Florida Surgeon General Talks Zika Plans With Limited Budget

Jun 17, 2016
Originally published on June 16, 2016 5:57 pm

  The number of Zika cases in Florida has grown to 188—which includes 38 pregnant women who are being monitored by the state.

So far, all of those cases are travel-related. But public health officials are bracing for local outbreaks.

Florida Surgeon General Dr. Celeste Philip was in Fort Lauderdale Thursday to give a presentation on the state’s Zika plans to the Broward legislative delegation.

Philip said that when people get tested for a Zika diagnosis, mosquito control is alerted to where they live—before the test results come back.

“This has been pointed to as a national model,” Philip told the delegation.

She suggested that pregnant women who have traveled to active Zika areas should get screened—even if they don’t have symptoms.

“Get your samples drawn and tested, as well as  ultrasound—look for development in the fetus,” said Philip.

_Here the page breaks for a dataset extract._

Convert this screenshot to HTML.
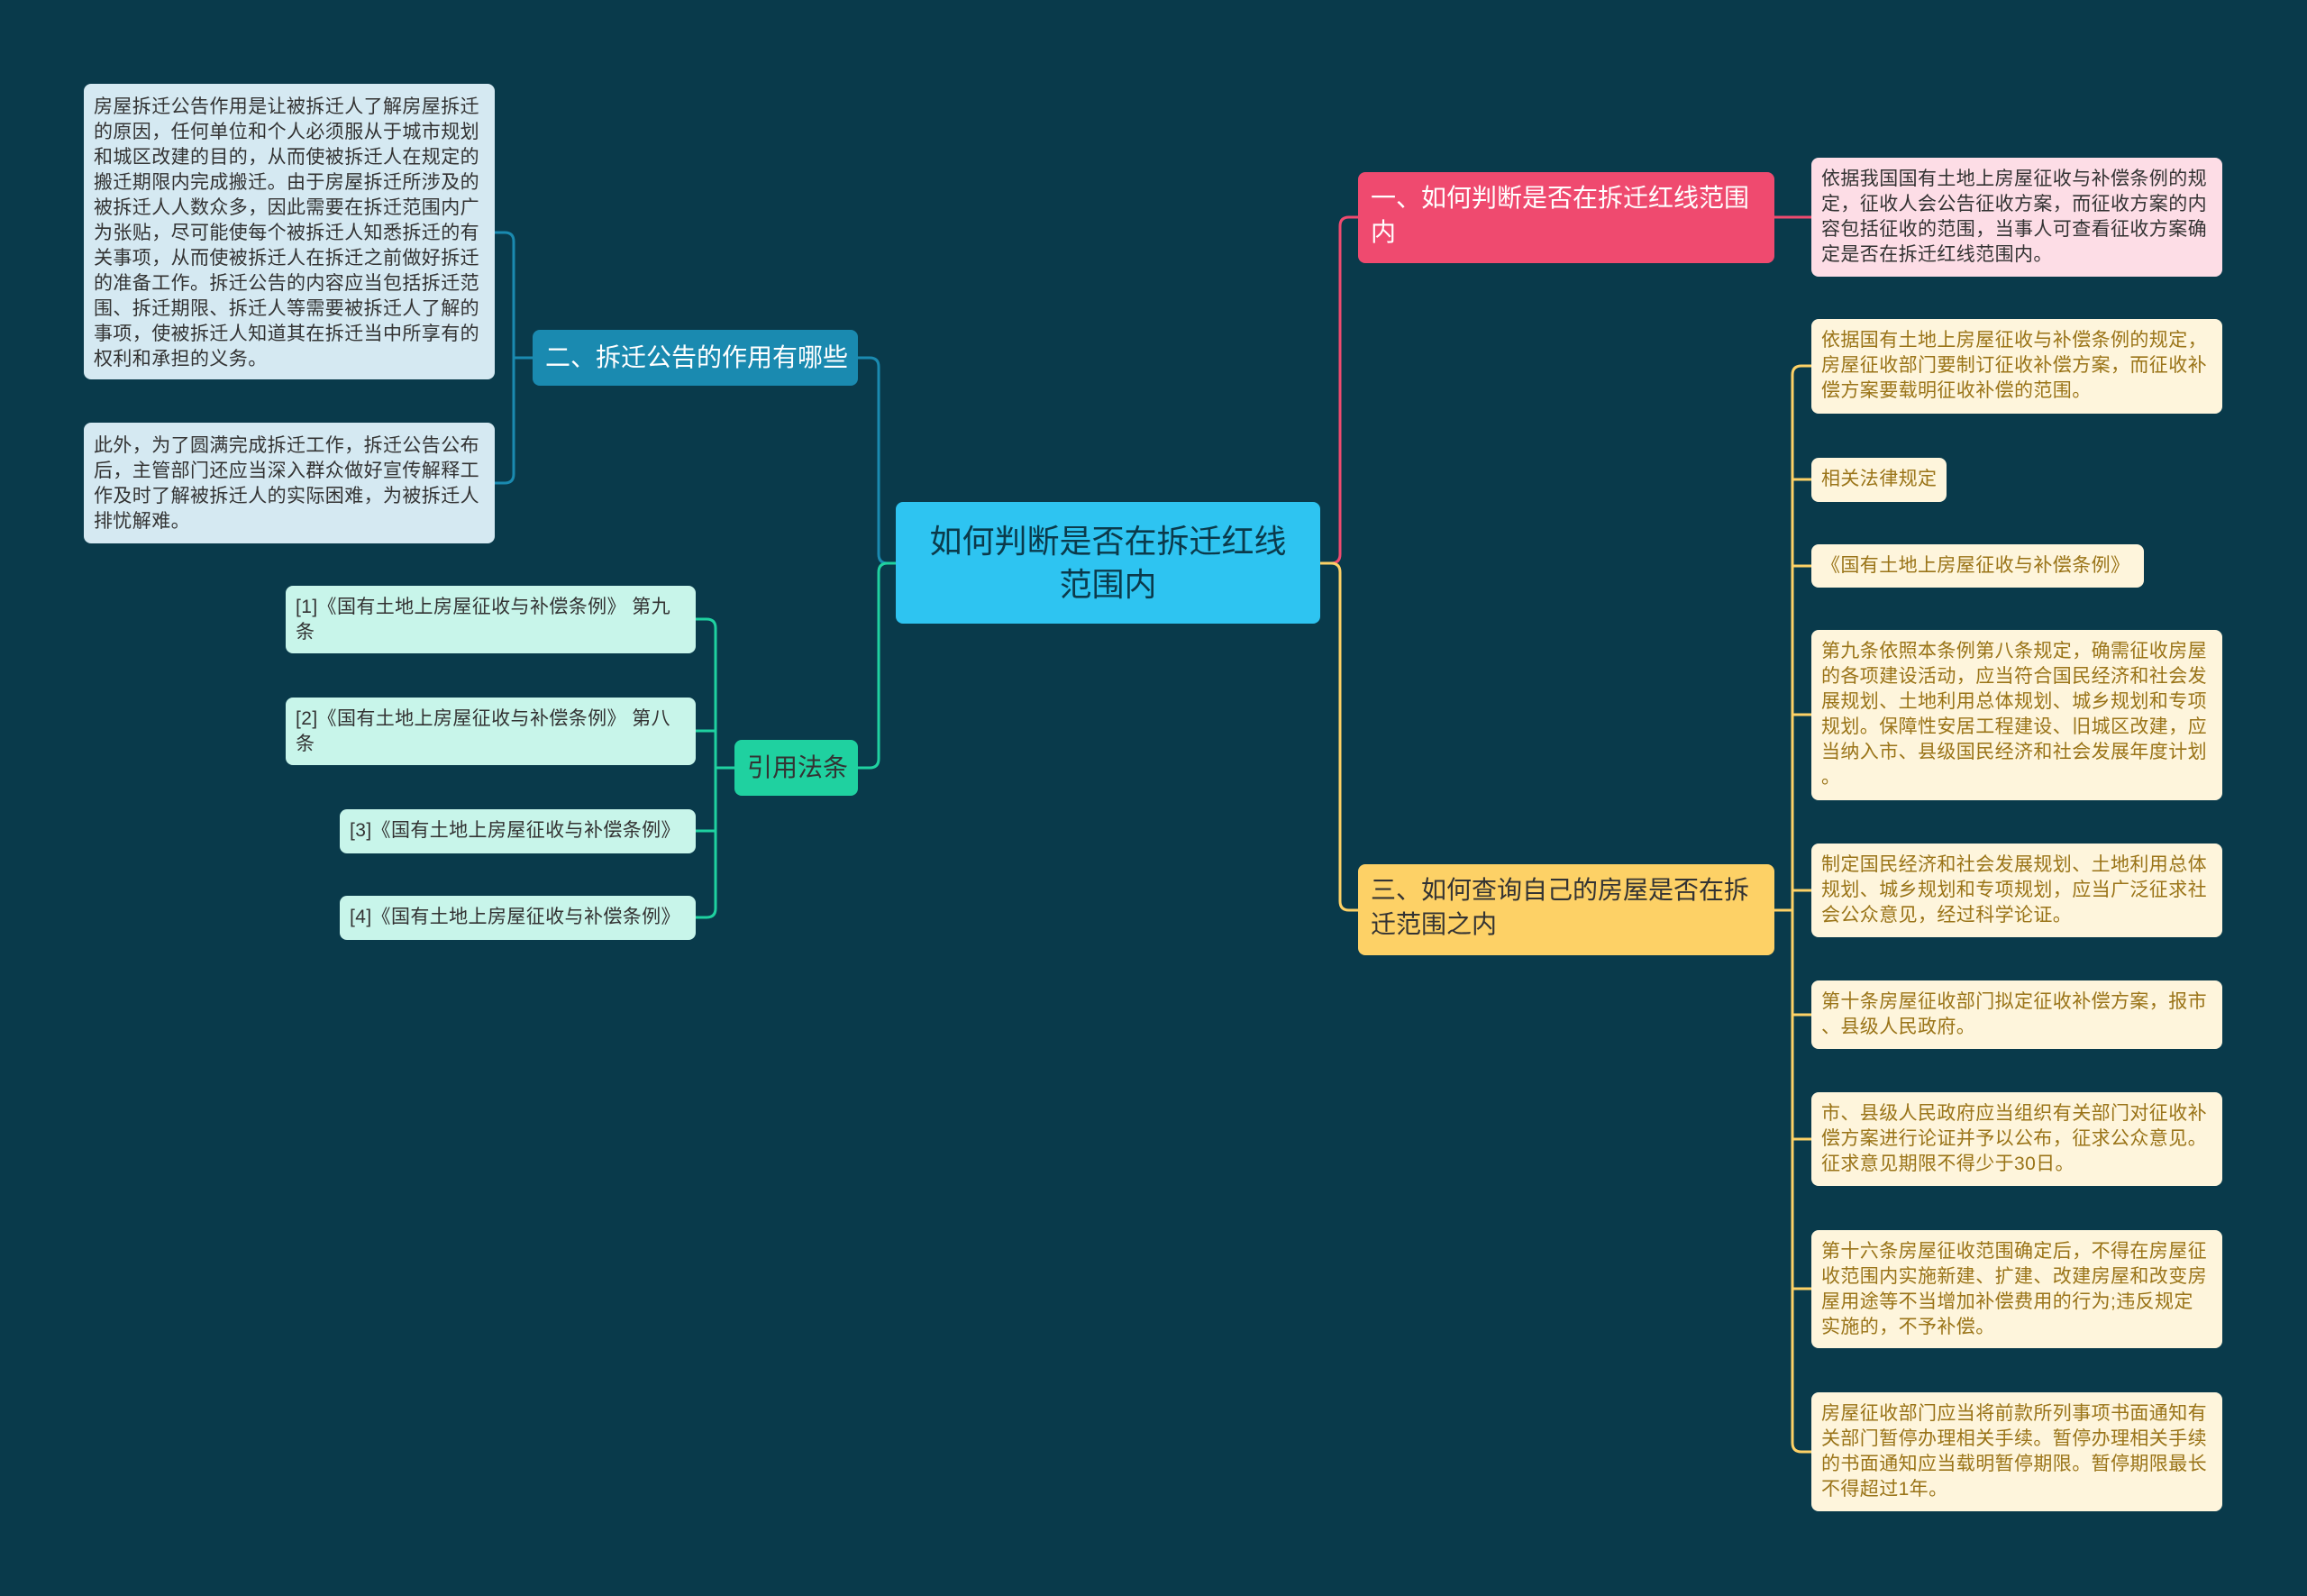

Zika appears to cause microcephaly and other developmental disorders in children of women who had the virus during pregnancy.

Pregnant women who are diagnosed with Zika will be followed by the state throughout their pregnancy and the baby’s first year. They’ll be monitored for effects of the virus like microcephaly and developmental problems.

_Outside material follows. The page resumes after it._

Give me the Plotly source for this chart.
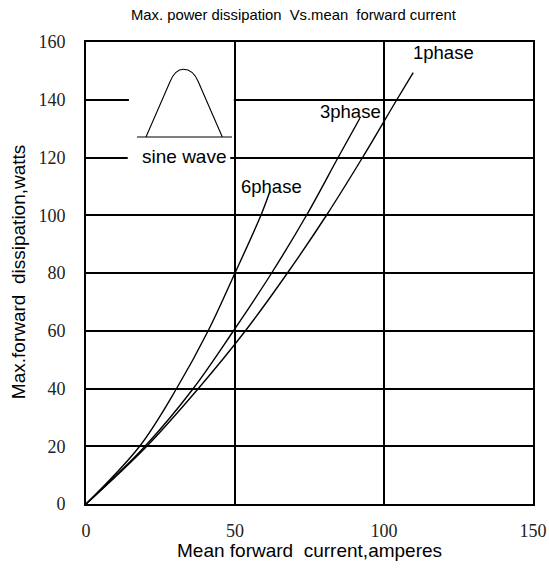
import plotly.graph_objects as go

# Data
x_6phase = [0, 18.0, 30.4, 41.0, 50.0, 58.7, 61.7]
y_6phase = [0, 20, 40, 60, 80, 100, 108.2]

x_3phase = [0, 19.8, 36.0, 49.5, 62.3, 74.0, 84.6, 91.9]
y_3phase = [0, 20, 40, 60, 80, 100, 120, 133.6]

x_1phase = [0, 20.4, 37.7, 53.5, 67.6, 80.7, 92.8, 104.3, 109.8]
y_1phase = [0, 20, 40, 60, 80, 100, 120, 140, 149.4]

x_ticks = [0, 50, 100, 150]
y_ticks = [0, 20, 40, 60, 80, 100, 120, 140, 160]

labels = ["6phase", "3phase", "1phase"]
label_x = [62.2, 88.6, 120.1]
label_y = [110.0, 136.1, 156.2]

SANS = "Liberation Sans, Arial, sans-serif"
NARROW = "Liberation Sans Narrow, Arial Narrow, Liberation Sans, sans-serif"
SERIF = "Liberation Serif, Times New Roman, serif"

fig = go.Figure()
for xs, ys in [(x_6phase, y_6phase), (x_3phase, y_3phase), (x_1phase, y_1phase)]:
    fig.add_trace(go.Scatter(x=xs, y=ys, mode="lines",
                             line=dict(color="black", width=1.4, shape="spline", smoothing=1.0),
                             hoverinfo="skip", showlegend=False))

# white box masking gridlines behind the inset
fig.add_shape(type="rect", x0=14.4, x1=49.6, y0=133, y1=146, layer="between",
              fillcolor="white", line=dict(width=0))
fig.add_shape(type="rect", x0=14.0, x1=48.4, y0=114, y1=133, layer="between",
              fillcolor="white", line=dict(width=0))
# sine wave icon
fig.add_shape(type="path",
              path="M 20.13,127.1 L 28.19,146.25 C 29.5,149.4 31.0,150.55 32.65,150.55 "
                   "C 34.3,150.55 36.4,149.4 37.68,146.25 L 45.74,127.1",
              line=dict(color="black", width=1.1), layer="above")
fig.add_shape(type="line", x0=17.1, x1=49.0, y0=127.1, y1=127.1,
              line=dict(color="black", width=1.1), layer="above")

fig.add_annotation(x=33.2, y=120.5, text="sine wave", showarrow=False,
                   font=dict(family=SANS, size=19, color="black"))

for t, lx, ly in zip(labels, label_x, label_y):
    fig.add_annotation(x=lx, y=ly, text=t, showarrow=False,
                       font=dict(family=SANS, size=18.5, color="black"))

# titles
fig.add_annotation(xref="paper", yref="paper", x=0.465, y=1.058,
                   xanchor="center", yanchor="middle",
                   text="Max. power dissipation&nbsp; Vs.mean&nbsp; forward current",
                   showarrow=False, font=dict(family=NARROW, size=14.8, color="black"))
fig.add_annotation(xref="paper", yref="paper", x=0.501, y=-0.0996,
                   xanchor="center", yanchor="middle",
                   text="Mean forward&nbsp; current,amperes", showarrow=False,
                   font=dict(family=SANS, size=19, color="black"))
fig.add_annotation(xref="paper", yref="paper", x=-0.152, y=0.502, textangle=-90,
                   xanchor="center", yanchor="middle",
                   text="Max.forward&nbsp; dissipation,watts", showarrow=False,
                   font=dict(family=SANS, size=19, color="black"))

fig.update_layout(
    width=549, height=569,
    margin=dict(l=86, r=16, t=42, b=65, autoexpand=False),
    paper_bgcolor="white", plot_bgcolor="white",
    showlegend=False,
)
fig.update_xaxes(range=[0, 150], tickvals=x_ticks, ticktext=[str(v) for v in x_ticks],
                 showgrid=True, gridcolor="black", gridwidth=1.5,
                 showline=True, linecolor="black", linewidth=1.8, mirror=True,
                 zeroline=False, ticks="", ticklabelstandoff=9, automargin=False,
                 tickfont=dict(family=SERIF, size=18, color="#222"))
fig.update_yaxes(range=[0, 160], tickvals=y_ticks, ticktext=[str(v) for v in y_ticks],
                 showgrid=True, gridcolor="black", gridwidth=1.5,
                 showline=True, linecolor="black", linewidth=1.8, mirror=True,
                 zeroline=False, ticks="", ticklabelstandoff=15, automargin=False,
                 tickfont=dict(family=SERIF, size=18, color="#222"))

fig.write_html("out.html", config={"displayModeBar": False},
               post_script="document.body.style.margin='0';")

The Zika virus can be spread through mosquito bites and sexual contact.

Philip said it’s also possible the virus could be spread through blood transfusion—though there is no current protocol to test the blood supply for Zika. In the event of a local outbreak, Philip suggests that people from zip codes with active Zika cases would not be allowed to donate blood.

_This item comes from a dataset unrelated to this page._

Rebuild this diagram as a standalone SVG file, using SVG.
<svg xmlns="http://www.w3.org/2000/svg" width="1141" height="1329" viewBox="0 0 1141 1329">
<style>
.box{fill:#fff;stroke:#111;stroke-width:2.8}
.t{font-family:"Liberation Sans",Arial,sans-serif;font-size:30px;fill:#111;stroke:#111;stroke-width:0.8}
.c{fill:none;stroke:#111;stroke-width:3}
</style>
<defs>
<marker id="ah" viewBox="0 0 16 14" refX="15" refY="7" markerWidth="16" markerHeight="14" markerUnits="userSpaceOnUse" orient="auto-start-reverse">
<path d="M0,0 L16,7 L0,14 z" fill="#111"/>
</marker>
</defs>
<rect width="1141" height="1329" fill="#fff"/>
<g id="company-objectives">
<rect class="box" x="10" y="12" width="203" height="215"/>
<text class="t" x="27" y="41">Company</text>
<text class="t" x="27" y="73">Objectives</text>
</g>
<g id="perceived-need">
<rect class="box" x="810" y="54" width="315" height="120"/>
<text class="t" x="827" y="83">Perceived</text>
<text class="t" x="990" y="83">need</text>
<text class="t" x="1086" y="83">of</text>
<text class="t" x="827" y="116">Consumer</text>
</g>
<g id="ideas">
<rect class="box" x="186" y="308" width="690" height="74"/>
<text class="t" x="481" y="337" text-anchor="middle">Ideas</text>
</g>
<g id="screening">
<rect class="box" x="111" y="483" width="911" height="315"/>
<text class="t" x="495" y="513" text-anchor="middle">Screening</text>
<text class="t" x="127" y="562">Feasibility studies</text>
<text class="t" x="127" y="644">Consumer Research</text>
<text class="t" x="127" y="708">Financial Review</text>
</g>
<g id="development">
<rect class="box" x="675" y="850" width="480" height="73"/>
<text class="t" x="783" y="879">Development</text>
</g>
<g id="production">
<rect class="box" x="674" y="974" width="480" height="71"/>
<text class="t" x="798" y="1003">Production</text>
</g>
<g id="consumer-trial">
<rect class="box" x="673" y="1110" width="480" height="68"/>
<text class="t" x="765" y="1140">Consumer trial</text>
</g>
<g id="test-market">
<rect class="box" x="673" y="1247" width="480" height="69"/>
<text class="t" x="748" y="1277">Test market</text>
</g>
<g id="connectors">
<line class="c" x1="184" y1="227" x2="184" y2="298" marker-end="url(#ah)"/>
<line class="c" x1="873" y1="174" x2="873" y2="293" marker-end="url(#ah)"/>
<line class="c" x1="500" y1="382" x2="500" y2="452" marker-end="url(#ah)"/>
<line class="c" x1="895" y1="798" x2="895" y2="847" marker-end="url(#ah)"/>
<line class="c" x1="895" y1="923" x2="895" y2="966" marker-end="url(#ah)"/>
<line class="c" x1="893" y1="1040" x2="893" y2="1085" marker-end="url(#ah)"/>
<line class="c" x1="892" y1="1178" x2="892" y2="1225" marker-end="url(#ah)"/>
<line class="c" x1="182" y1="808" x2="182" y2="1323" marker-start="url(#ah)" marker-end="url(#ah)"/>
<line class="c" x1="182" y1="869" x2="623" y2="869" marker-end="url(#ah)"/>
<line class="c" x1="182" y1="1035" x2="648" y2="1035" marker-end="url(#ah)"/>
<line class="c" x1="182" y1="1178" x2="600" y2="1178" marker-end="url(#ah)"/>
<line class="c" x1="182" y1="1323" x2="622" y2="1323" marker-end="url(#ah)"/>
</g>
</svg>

“We want to be as protective as possible with excluding people who may come from a zip code where we start to see transmission of Zika,” said Philip. “But not to the point where we are turning away donors who contribute to this important resource that we have.”

During the presentation, Philip said that county health departments have asked for $18 million to fund local Zika prevention efforts, but that the state currently only has $4 million to distribute. She and other public health officials at the presentation stressed the importance of getting people to limit standing water at their own homes and schools as a way to prevent mosquitoes from spreading the virus.